>> start Source excerpt

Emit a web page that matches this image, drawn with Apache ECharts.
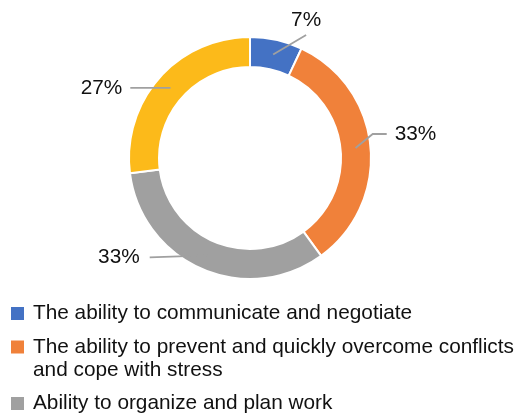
<!DOCTYPE html>
<html>
<head>
<meta charset="utf-8">
<script src="https://cdn.jsdelivr.net/npm/echarts@6/dist/echarts.min.js"></script>
<style>
html,body{margin:0;padding:0;background:#fff;}
#chart{width:518px;height:415px;}
</style>
</head>
<body>
<div id="chart"></div>
<script>
// ---- data ----
const categories = [
  'The ability to communicate and negotiate',
  'The ability to prevent and quickly overcome conflicts and cope with stress',
  'Ability to organize and plan work',
  'Other'
];
const values = [7, 33, 33, 27];
const legendNames = categories.slice(0, 3); // 4th legend entry is cropped out of view

// ---- style ----
const colors = ['#4472C4', '#F0813A', '#A0A0A0', '#FCBA1A'];
// label placement: offset from the slice anchor (mid-angle, mid-ring) to the label centre
const labelVec = [[33, -34], [60, -14], [-89, 2], [-69, 0]];
const FONT = 'Liberation Sans, Arial, sans-serif';
const FS = 20.8;
const LH = 23;

function wrap(text, maxChars) {
  const words = text.split(' ');
  const lines = [];
  let cur = '';
  words.forEach(w => {
    const t = cur ? cur + ' ' + w : w;
    if (t.length > maxChars && cur) { lines.push(cur); cur = w; } else { cur = t; }
  });
  if (cur) lines.push(cur);
  return lines;
}

const rich = {
  g: { width: 9, lineHeight: LH },
  s: { width: 22, lineHeight: LH },
  t: { fontSize: FS, fontFamily: FONT, color: '#111', lineHeight: LH }
};
colors.forEach((c, i) => {
  rich['m' + i] = { width: 13, height: 13, backgroundColor: c, lineHeight: LH };
});

function layoutLabel(p) {
  const i = p.dataIndex;
  const a = p.labelLinePoints[0];
  const w = p.labelRect.width, h = p.labelRect.height;
  const cx = a[0] + labelVec[i][0], cy = a[1] + labelVec[i][1];
  let pts;
  if (i === 0) {
    pts = [a, [cx, cy + h / 2 + 4]];
  } else if (i === 1) {
    const ex = cx - w / 2 - 8;
    pts = [a, [ex - 14, cy], [ex, cy]];
  } else {
    const ex = cx + w / 2 + (i === 2 ? 10 : 8);
    pts = [a, [ex, cy]];
  }
  return { x: cx, y: cy, align: 'center', verticalAlign: 'middle', labelLinePoints: pts };
}

const chart = echarts.init(document.getElementById('chart'), null, { renderer: 'canvas' });
chart.setOption({
  animation: false,
  color: colors,
  legend: {
    orient: 'vertical',
    left: 5,
    top: 303,
    padding: 0,
    itemGap: 12.5,
    itemWidth: 0,
    itemHeight: 14,
    icon: 'rect',
    itemStyle: { opacity: 0 },
    selectedMode: false,
    data: legendNames,
    formatter: function (name) {
      const i = categories.indexOf(name);
      return wrap(name, 55).map((l, k) =>
        (k === 0 ? '{m' + i + '|}{g|}' : '{s|}') + '{t|' + l + '}'
      ).join('\n');
    },
    textStyle: { fontSize: FS, fontFamily: FONT, color: '#111', rich: rich }
  },
  series: [
    {
      type: 'pie',
      center: [250, 158],
      radius: [91, 121],
      startAngle: 90,
      clockwise: true,
      silent: true,
      z: 2,
      label: { show: false },
      labelLine: { show: false },
      itemStyle: { borderColor: '#fff', borderWidth: 2 },
      data: values.map((v, i) => ({ name: categories[i], value: v }))
    },
    {
      type: 'pie',
      center: [250, 158],
      radius: [0, 106],
      startAngle: 90,
      clockwise: true,
      silent: true,
      z: 5,
      avoidLabelOverlap: false,
      itemStyle: { color: 'rgba(0,0,0,0)' },
      label: {
        show: true,
        position: 'outside',
        formatter: '{c}%',
        fontSize: FS,
        fontFamily: FONT,
        color: '#111'
      },
      labelLine: {
        show: true,
        length: 10,
        length2: 10,
        lineStyle: { color: '#A0A0A0', width: 1.8 }
      },
      labelLayout: layoutLabel,
      data: values.map((v, i) => ({ name: 'lbl' + i, value: v }))
    }
  ]
});
</script>
</body>
</html>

>> end Source excerpt

→ Direction:
Leave out the pictures, then repeat the listing above exactly from its first line to the line with "const legendNames = categories.slice(0, 3);", inclusive.

→ Worked solution:
Emit a web page that matches this image, drawn with Apache ECharts.
<!DOCTYPE html>
<html>
<head>
<meta charset="utf-8">
<script src="https://cdn.jsdelivr.net/npm/echarts@6/dist/echarts.min.js"></script>
<style>
html,body{margin:0;padding:0;background:#fff;}
#chart{width:518px;height:415px;}
</style>
</head>
<body>
<div id="chart"></div>
<script>
// ---- data ----
const categories = [
  'The ability to communicate and negotiate',
  'The ability to prevent and quickly overcome conflicts and cope with stress',
  'Ability to organize and plan work',
  'Other'
];
const values = [7, 33, 33, 27];
const legendNames = categories.slice(0, 3); // 4th legend entry is cropped out of view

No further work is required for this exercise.